Tem sido cansativo, doloroso e amargurante viver essas últimas semanas. Quando me pediram para escrever um texto sobre esses últimos tempos, eu pensei seriamente que não seria capaz, ainda penso, na verdade. Escrever sobre uma ferida que sangra parece tão fora de propósito, afinal, o mais importante é fechar e tratar do corte por onde se esvai a vida, não? Mas e quando não parece haver uma forma de fechar essa ferida? Quando todos os dias, semanas, meses, anos o que te feriu parece entrar cada vez mais fundo na carne?

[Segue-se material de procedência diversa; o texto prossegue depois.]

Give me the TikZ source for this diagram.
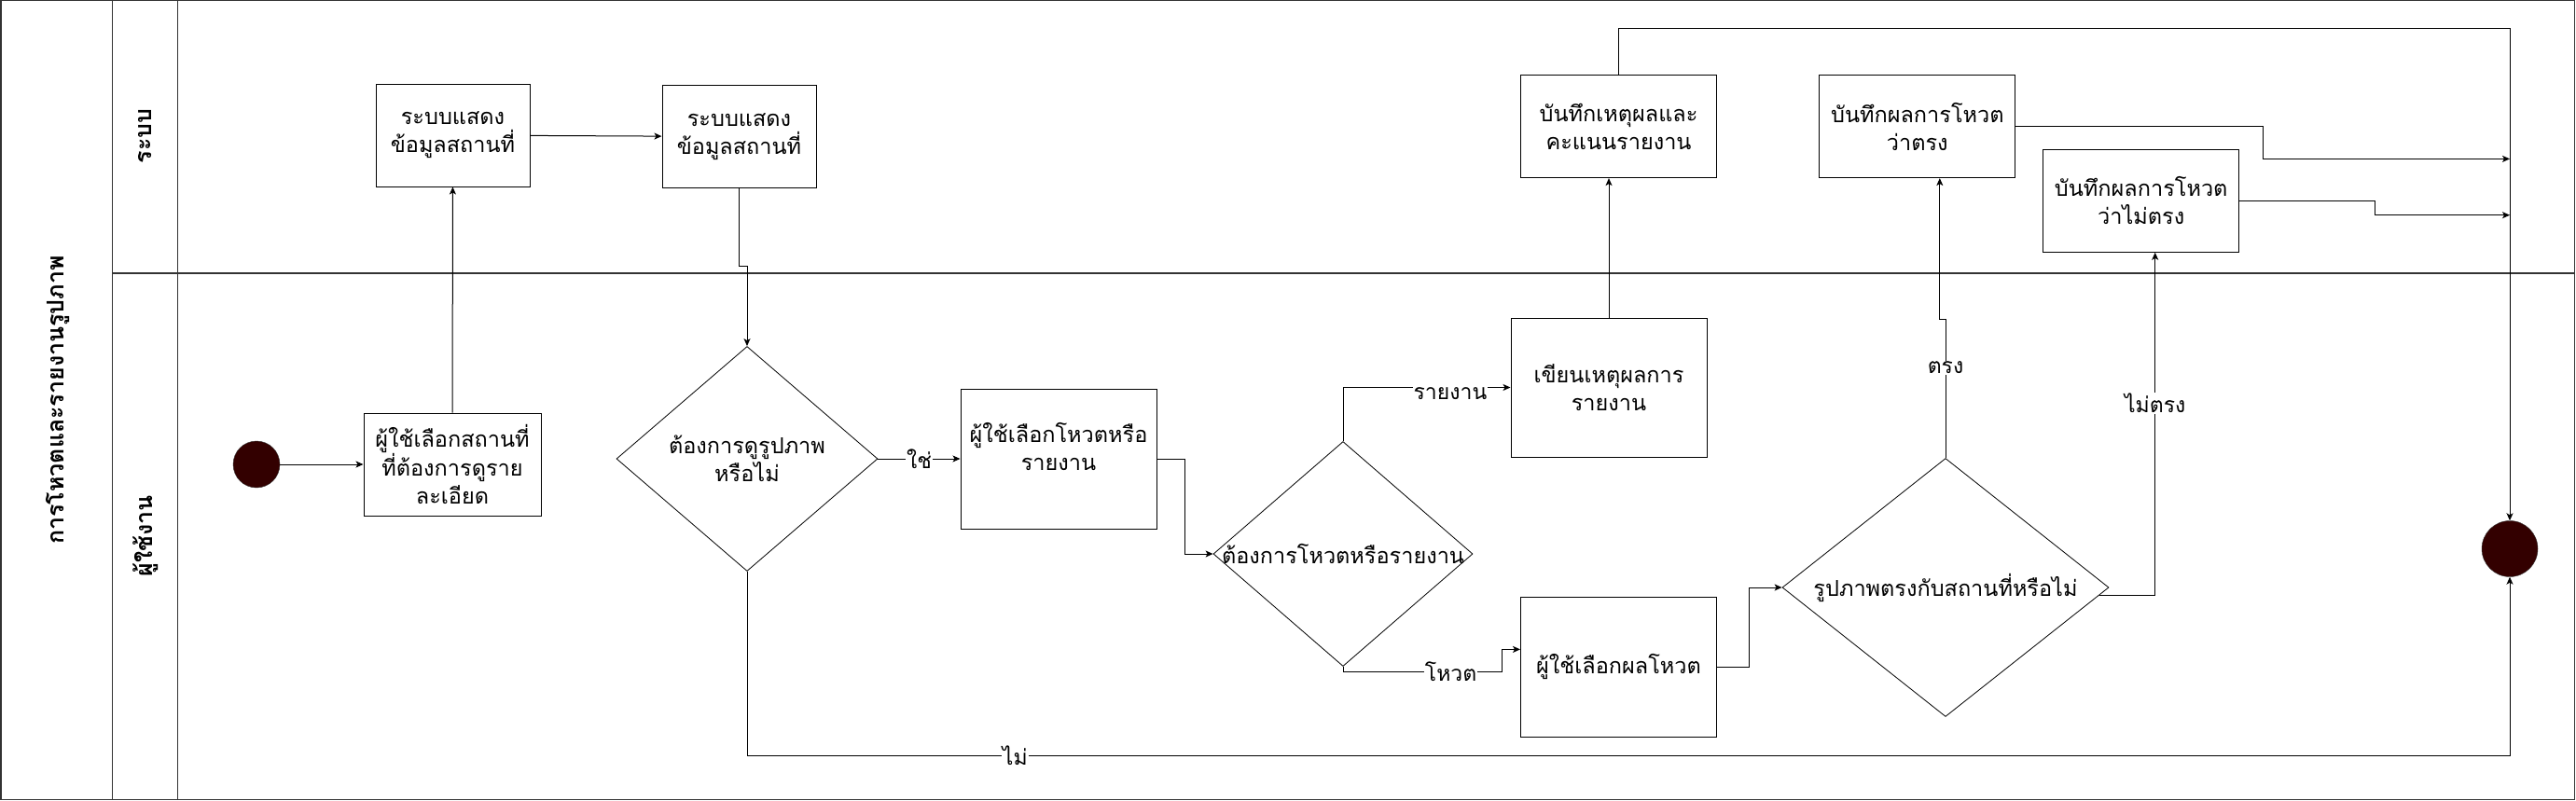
\documentclass[tikz,border=0pt]{standalone}
\usepackage{fontspec}
\setmainfont[Script=Thai]{Loma}
\usetikzlibrary{arrows.meta,shapes.geometric,calc}
\definecolor{dotfill}{HTML}{330000}

\begin{document}
\begin{tikzpicture}[x=1pt,y=-1pt,
  box/.style={draw,line width=1pt,align=center,inner sep=2pt,font=\fontsize{23.5}{30}\selectfont},
  dec/.style={draw,shape=diamond,line width=.8pt,inner sep=0pt},
  dectext/.style={align=center,font=\fontsize{23.5}{30}\selectfont},
  dot/.style={circle,draw=black!80,fill=dotfill,minimum size=#1,inner sep=0pt},
  lbl/.style={fill=white,inner sep=1pt,font=\fontsize{23}{26}\selectfont},
  lanetitle/.style={rotate=90,font=\bfseries\fontsize{25}{28}\selectfont},
  arr/.style={-{Stealth[length=8pt,width=7pt,inset=2pt]},line width=1pt}]
  \useasboundingbox (0,0) rectangle (2762,859);
  \draw[black!80,line width=1.5pt] (0.75,0.75) rectangle (2760.5,857.5);
  \foreach \lx in {120.5,190.6}
    \draw[black!80,line width=1.5pt] (\lx,0.75) -- (\lx,857.5);
  \draw[black!80,line width=1.5pt] (120.5,293) -- (2760.5,293);
  \node[lanetitle] (pool) at (62,429) {การโหวตและรายงานรูปภาพ};
  \node[lanetitle] (lsys) at (156,146) {ระบบ};
  \node[lanetitle] (luser) at (156,575) {ผู้ใช้งาน};

  \node[dot=50pt] (start) at (275,498) {};
  \node[dot=60pt] (end) at (2691,588.5) {};
  \node[box,minimum width=165,minimum height=110] (sys1) at (485.5,145) {ระบบแสดง\\ข้อมูลสถานที่};
  \node[box,minimum width=165,minimum height=110] (sys2) at (792.5,146.5) {ระบบแสดง\\ข้อมูลสถานที่};
  \node[box,minimum width=190,minimum height=110] (u1) at (485,498) {ผู้ใช้เลือกสถานที่\\ที่ต้องการดูราย\\ละเอียด};
  \node[box,minimum width=210,minimum height=150] (u2) at (1135,492) {ผู้ใช้เลือกโหวตหรือ\\รายงาน\\[-4pt]~};
  \node[box,minimum width=210,minimum height=149] (u3) at (1725,415.5) {เขียนเหตุผลการ\\รายงาน};
  \node[box,minimum width=210,minimum height=150] (u4) at (1735.5,715.4) {ผู้ใช้เลือกผลโหวต};
  \node[box,minimum width=210,minimum height=110] (sys3) at (1735.5,135.6) {บันทึกเหตุผลและ\\คะแนนรายงาน};
  \node[box,minimum width=210,minimum height=110] (sys4) at (2055.8,135.6) {บันทึกผลการโหวต\\ว่าตรง};
  \node[box,minimum width=210,minimum height=110] (sys5) at (2295.7,215.3) {บันทึกผลการโหวต\\ว่าไม่ตรง};
  \node[dec,minimum width=280,minimum height=241] (d1) at (801,492) {};
  \node[dectext] (d1t) at (d1) {ต้องการดูรูปภาพ\\หรือไม่};
  \node[dec,minimum width=278,minimum height=241] (d2) at (1440,594) {};
  \node[dectext] (d2t) at (d2) {ต้องการโหวตหรือรายงาน};
  \node[dec,minimum width=350,minimum height=277] (d3) at (2086,630) {};
  \node[dectext] (d3t) at (d3) {รูปภาพตรงกับสถานที่หรือไม่};
  \coordinate (nb) at (2691,810);
  \coordinate (j1) at (2691,170.4);
  \coordinate (j2) at (2691,230.7);

  \draw[arr] (start) -- (u1);
  \draw[arr] (u1) -- (sys1);
  \draw[arr] (sys1) -- (sys2);
  \draw[arr] (sys2.south) -- ++(0,83.5) -| (d1.north);
  \draw[arr] (d1.east) -- node[lbl]{ใช่} (u2.west);
  \draw[arr] (d1.south) |- node[lbl,pos=.576]{ไม่} (nb) -- (end.south);
  \draw[arr] (u2.east) -- ++(30,0) |- (d2.west);
  \draw[arr] (d2.north) |- node[lbl,pos=.82,yshift=-7]{รายงาน} (u3.west);
  \draw[arr] (d2.south) -- ++(0,5.5) -| node[lbl,pos=.34]{โหวต} ($(u4.west)+(-20,-19)$) -- ($(u4.west)+(0,-19)$);
  \draw[arr] (u3.north) -- (u3.north |- sys3.south);
  \draw[arr] (sys3.north) -- ++(0,-50) -| (end.north);
  \draw[arr] (u4.east) -- ++(34,0) |- (d3.west);
  \draw[arr] (d3.north) -- node[lbl,pos=.65]{ตรง} ++(0,-149) -| ($(sys4.south)+(24,0)$);
  \draw[arr] (d3.-3.6) -| node[lbl,pos=.78]{ไม่ตรง} ($(sys5.south)+(15,0)$);
  \draw[arr] (sys4.east) -- ++(265,0) |- (j1);
  \draw[arr] (sys5.east) -- ++(145,0) |- (j2);
\end{tikzpicture}
\end{document}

Racismo não deixa a ferida fechar. As vidas perdidas, sejam elas pela violência policial, sejam pelos danos psicológicos que ele nos causa são a mais vil das facetas desse mal que nos atormenta a centenas de anos. Pode parecer até batido usar a escravidão como explicação para o que estamos vivendo, só que não falar sobre escravidão é apagar 300 anos de morte, tortura, sequestro e desumanização que ‘acabou’ a menos da metade do tempo que durou.
Mas nesse texto eu não quero falar sobre o que sofremos a 428 anos, eu quero falar sobre e para aqueles que perpetuam essa violência sobre nossos corpos, quero falar com aqueles que obtêm vantagem com um sistema que nos mantém cativos, nos mantém com medo, nos mantém em silêncio. Branquitude (sim, essa palavra existe), o que estamos exigindo de você pode parecer absurdo e até mesmo cruel do seu ponto de vista, afinal, não foi essa geração que comprou seres humanos, os últimos escravocratas morreram a muito tempo, não é mesmo? Quando a escravidão foi abolida, todos passaram a ser iguais, não é mesmo?
Não, não mesmo, os últimos dias estão aí para provar e se nossas vozes e nossos cartazes e nossos protestos não forem suficientes, olhem a porcentagem das mortes violentas, dos encarceramentos, dos CEO’s, dos juízes, dos jogadores de futebol, das empregadas domésticas. A desigualdade está ali, totalmente exposta e sem vergonha nenhuma da sua nudez. Se você se envergonha dela, faça algo.
E que esse algo não se limite a postar uma frase nas suas redes sociais, eduque-se!
Leia Angela Davis, Frantz Fanon, Grada Kilomba, Djamila Ribeiro, Carolina Maria de Jesus, Ana Maria Gonçalves, Conceição Evaristo, Chimamanda Adichie, Sueli Carneiro e tantos outros e outras que fazem um trabalho incrível em transcrever em palavras, ficcionais ou acadêmicas, aquilo que vivemos todos os dias. Dê oportunidade, é sempre mais fácil escolher a pessoa com o maior currículo e o CEP certo, mas a escolha mais fácil dificilmente é a que irá causar alguma mudança.
Por fim, peço que adote como regra fazer o Teste do Pescoço. Quando chegar em algum lugar, seja um restaurante, o escritório em que você trabalha, lojas que frequenta, ou mesmo grupos de amigos, estique seu pescoço e olhe em volta. Quantos negros estão nesses lugares? E, dos que estão presentes, quantos deles são clientes e quantos são empregados? Quando as respostas não forem satisfatórias, use seus privilégios para fazer algo em relação a essas questões, pergunte, cobre, se posicione.
Todos nós temos muito a ganhar em uma sociedade mais justa e igualitária e, lutando juntos, temos muito mais chances de alcançar a sociedade que desejamos e merecemos.